The directory has been extremely helpful for clients of Casa de Amistad (which in 2005 developed a directory Katz used as a template for the 2009 edition). It went over just as well with parents who have children in the Athens-Clarke County School District, where Angela Gay, a school social worker, estimated that between 30-40 percent of the student population is Hispanic.

“The directories have been very helpful for our families that are bilingual,” says Gay. “We’ve distributed those to quite a few parents in the school district, and it’s been a wonderful resource. They’ve gone home to elementary, middle, and high school parents. Just within our social work department, we’ve probably distributed 100-200 copies.” According to Gay, the directories provide a necessary connection to an underserved portion of the population.

“It really helps families when we’re referring parents for different services within the community,” she says. “With the directories that we’ve worked with before, nothing is presented in a Spanish format. So to have it in a language they understand is helpful. It’s very detailed and families really do appreciate that. It’s something families can keep at home and refer to as needed.”

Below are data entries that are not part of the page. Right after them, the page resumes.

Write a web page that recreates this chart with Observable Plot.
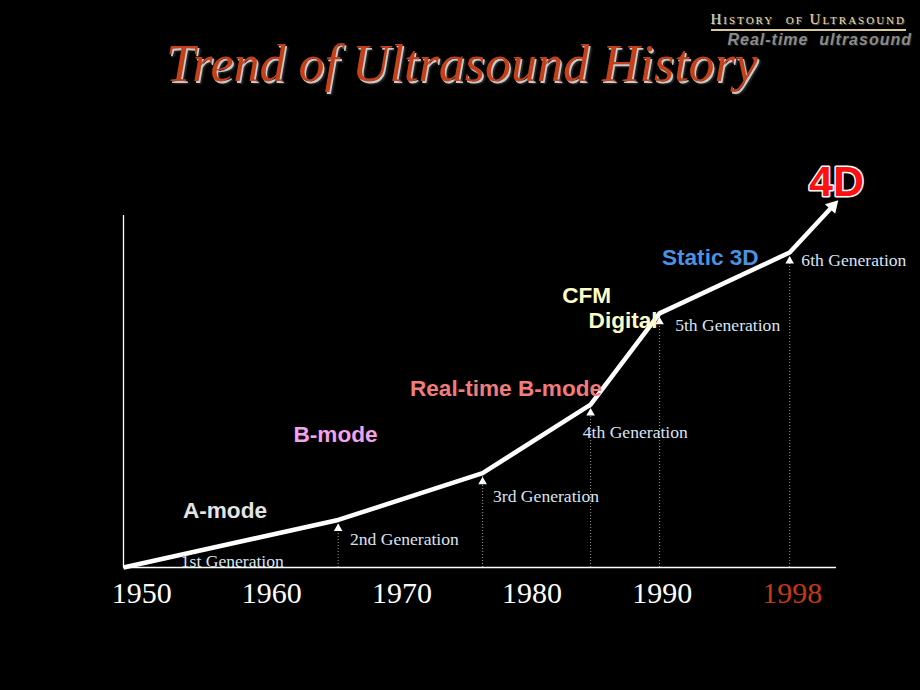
<!DOCTYPE html>
<html>
<head>
<meta charset="utf-8">
<script src="https://cdn.jsdelivr.net/npm/d3@7"></script>
<script src="https://cdn.jsdelivr.net/npm/@observablehq/plot@0.6"></script>
<style>
  html, body { margin: 0; padding: 0; background: #000; }
  #wrap { position: relative; width: 920px; height: 690px; background: #000; overflow: hidden; }
  #header { position: relative; width: 920px; height: 100px; }
  #title {
    position: absolute; left: 2px; width: 920px; top: 38px; text-align: center;
    font-family: "Liberation Serif", "Times New Roman", serif; font-style: italic;
    font-size: 52px; line-height: 52px; color: #c4401a; white-space: nowrap;
    text-shadow: 1.5px 1.5px 0 #c8c8c8, 3px 3px 2px #333;
  }
  #section {
    position: absolute; right: 14px; top: 12px; white-space: nowrap;
    font-family: "Liberation Serif", "Times New Roman", serif; font-variant: small-caps;
    font-size: 15px; line-height: 15px; letter-spacing: 2px; color: #eadcae;
    border-bottom: 2px solid #d8c89a; padding-bottom: 2px;
    text-shadow: 1px 1px 0 #555;
  }
  #sub {
    position: absolute; right: 8px; top: 32px; white-space: nowrap;
    font-family: "Liberation Sans", Arial, sans-serif; font-style: italic; font-weight: bold;
    font-size: 16px; line-height: 16px; letter-spacing: 1px; color: #8c8c8c;
    text-shadow: 1px 1px 0 #222;
  }
</style>
</head>
<body>
<div id="wrap">
  <div id="header">
    <div id="title">Trend of Ultrasound History</div>
    <div id="section">History&nbsp; of Ultrasound</div>
    <div id="sub">Real-time&nbsp; ultrasound</div>
  </div>
  <div id="chart"></div>
</div>
<script>
// ---- data ----
const tickYears  = [1950, 1960, 1970, 1980, 1990, 2000];
const tickLabels = ["1950", "1960", "1970", "1980", "1990", "1998"];

// trend line: origin, five generation points, arrow tip
const trendX = [1948.6, 1965.1, 1976.2, 1984.5, 1989.8, 1999.8, 2003.3];
const trendY = [0, 13.5, 26.8, 46.3, 72.2, 89.5, 103.4];

const genNames  = ["1st Generation", "2nd Generation", "3rd Generation", "4th Generation", "5th Generation", "6th Generation"];
const genLabelX = [1953.0, 1966.0, 1977.0, 1983.9, 1991.0, 2000.7];
const genLabelY = [1.7, 8.0, 20.2, 38.4, 68.8, 87.2];
const genPoint  = [1, 2, 3, 4, 5];   // trend points that carry a generation marker

const modeNames  = ["A-mode", "B-mode", "Real-time B-mode", "CFM", "Digital", "Static 3D"];
const modeX      = [1956.4, 1964.9, 1978.0, 1984.2, 1987.0, 1993.7];
const modeY      = [16.2, 37.8, 50.9, 77.3, 70.2, 88.1];
const modeColors = ["#e4e4e4", "#f2a2ee", "#f07c7c", "#ffffc4", "#ffffc4", "#4a92e2"];

const topLabel = ["4D"];
const topX = [2003.4];
const topY = [109.4];

// ---- layout ----
const W = 920, H = 590, mL = 123, mR = 84, mT = 115, mB = 123;
const xDomain = [1948.6, 2003.4], yDomain = [0, 100];
const serif = "'Liberation Serif', 'Times New Roman', serif";
const sans = "'Liberation Sans', Arial, sans-serif";

// arrowhead direction from the last segment, in screen space
const xs = d3.scaleLinear(xDomain, [mL, W - mR]);
const ys = d3.scaleLinear(yDomain, [H - mB, mT]);
const n = trendX.length;
const ax0 = xs(trendX[n - 2]), ay0 = ys(trendY[n - 2]);
const ax1 = xs(trendX[n - 1]), ay1 = ys(trendY[n - 1]);
const len = Math.hypot(ax1 - ax0, ay1 - ay0);
const ux = (ax1 - ax0) / len, uy = (ay1 - ay0) / len;
const headAngle = Math.atan2(ux, -uy) * 180 / Math.PI;

const idx = d3.range(n);

const plot = Plot.plot({
  width: W, height: H,
  marginLeft: mL, marginRight: mR, marginTop: mT, marginBottom: mB,
  style: { background: "black", color: "white", overflow: "visible" },
  x: { domain: xDomain, axis: null },
  y: { domain: yDomain, axis: null },
  color: { type: "identity" },
  marks: [
    Plot.ruleX(genPoint, { x: i => trendX[i], y1: 0, y2: i => trendY[i], stroke: "#9a9a9a", strokeWidth: 1, strokeDasharray: "1,2" }),
    Plot.ruleY([0], { stroke: "white", strokeWidth: 1.3 }),
    Plot.ruleX([xDomain[0]], { y1: yDomain[0], y2: yDomain[1], stroke: "white", strokeWidth: 1.3 }),
    Plot.line(idx, { x: i => trendX[i], y: i => trendY[i], stroke: "white", strokeWidth: 4.5, strokeLinejoin: "round", strokeLinecap: "butt" }),
    Plot.dot(genPoint, { x: i => trendX[i], y: i => trendY[i], symbol: "triangle", r: 3.2, fill: "white", dy: 8.5 }),
    Plot.dot([n - 1], { x: i => trendX[i], y: i => trendY[i], symbol: "triangle", r: 5.2, fill: "white", rotate: headAngle, dx: -3.5 * ux, dy: -3.5 * uy }),
    Plot.text(tickYears.slice(0, 5), { x: d => d, y: 0, text: (d, i) => tickLabels[i], dy: 26, fontSize: 30, fontFamily: serif, fill: "white" }),
    Plot.text(tickYears.slice(5), { x: d => d, y: 0, text: (d, i) => tickLabels[i + 5], dy: 26, fontSize: 30, fontFamily: serif, fill: "#c63a12" }),
    Plot.text(genNames, { x: (d, i) => genLabelX[i], y: (d, i) => genLabelY[i], text: d => d, textAnchor: "start", fontSize: 17.6, fontFamily: serif, fill: "#dae4f2" }),
    Plot.text(modeNames, { x: (d, i) => modeX[i], y: (d, i) => modeY[i], text: d => d, fill: (d, i) => modeColors[i], fontSize: 22.6, fontWeight: "bold", fontFamily: sans, ariaLabel: "modes" }),
    Plot.text(topLabel, { x: (d, i) => topX[i], y: (d, i) => topY[i], text: d => d, fill: "#ff1010", stroke: "white", strokeWidth: 3, paintOrder: "stroke", fontSize: 43, fontWeight: "bold", fontFamily: sans })
  ]
});
document.getElementById("chart").appendChild(plot);
d3.select(plot).selectAll('g[aria-label="modes"] text')
  .style("filter", "drop-shadow(1.5px 1.5px 0.5px rgba(110,110,110,0.95))");
</script>
</body>
</html>
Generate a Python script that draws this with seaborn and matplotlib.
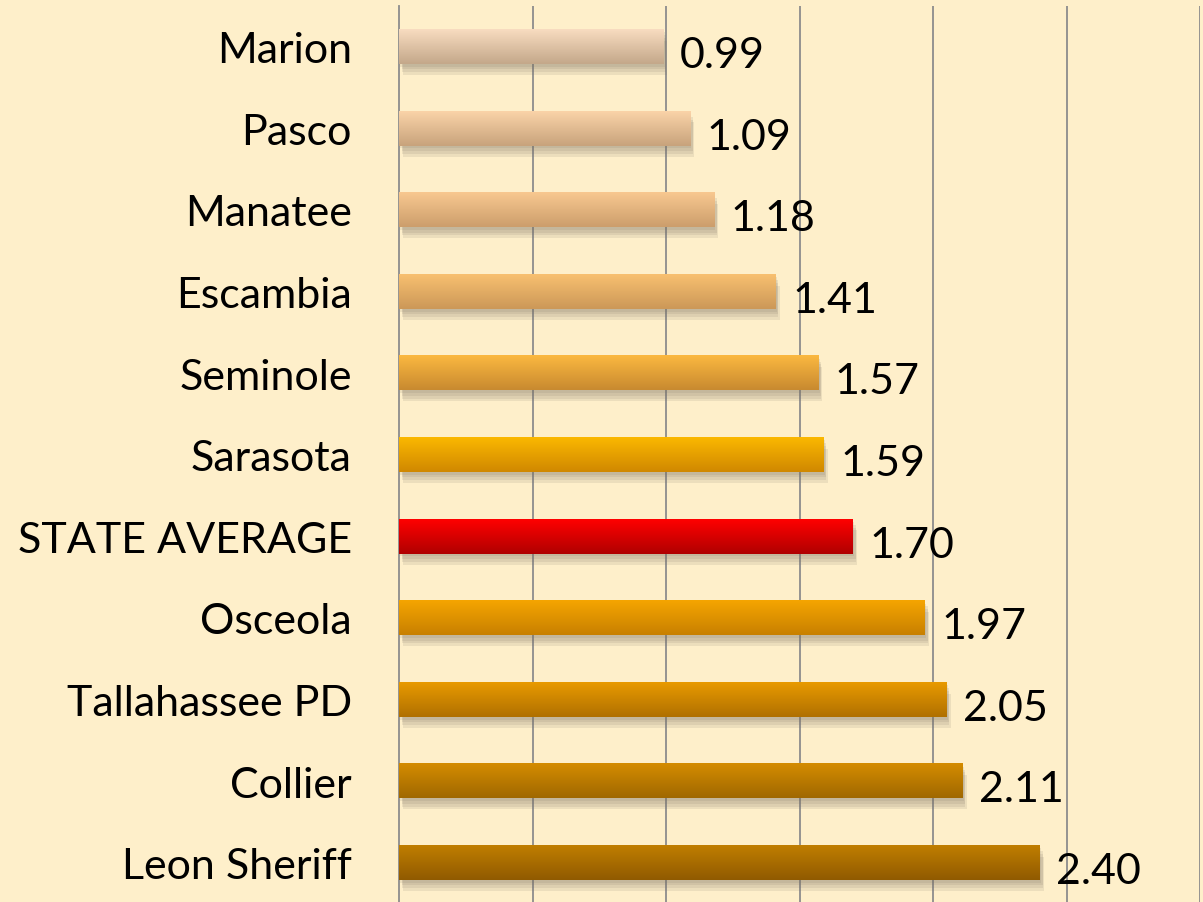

“It’s really rewarding to have contact with the people who use the directory. When we’ve delivered it, everyone that I’ve come across is so thankful that something like this even exists because they don’t have the time to put it together,” says Ising. In addition to the local school system, most directories are distributed through Casa de Amistad and area health centers. “We’ve received a lot of positive feedback, which keeps us working hard on it.”

And as an added – though not surprising – bonus for Ising, being part of the directory endeavor has great academic merit.

“It has a lot of educational value,” she says. “I’ve been able to develop relationships with different organizations and it also takes a lot of translating, so my Spanish has come into practice there. It’s definitely a positive experience. This is a project that represents the Ramseys, so we take a lot of pride in it.”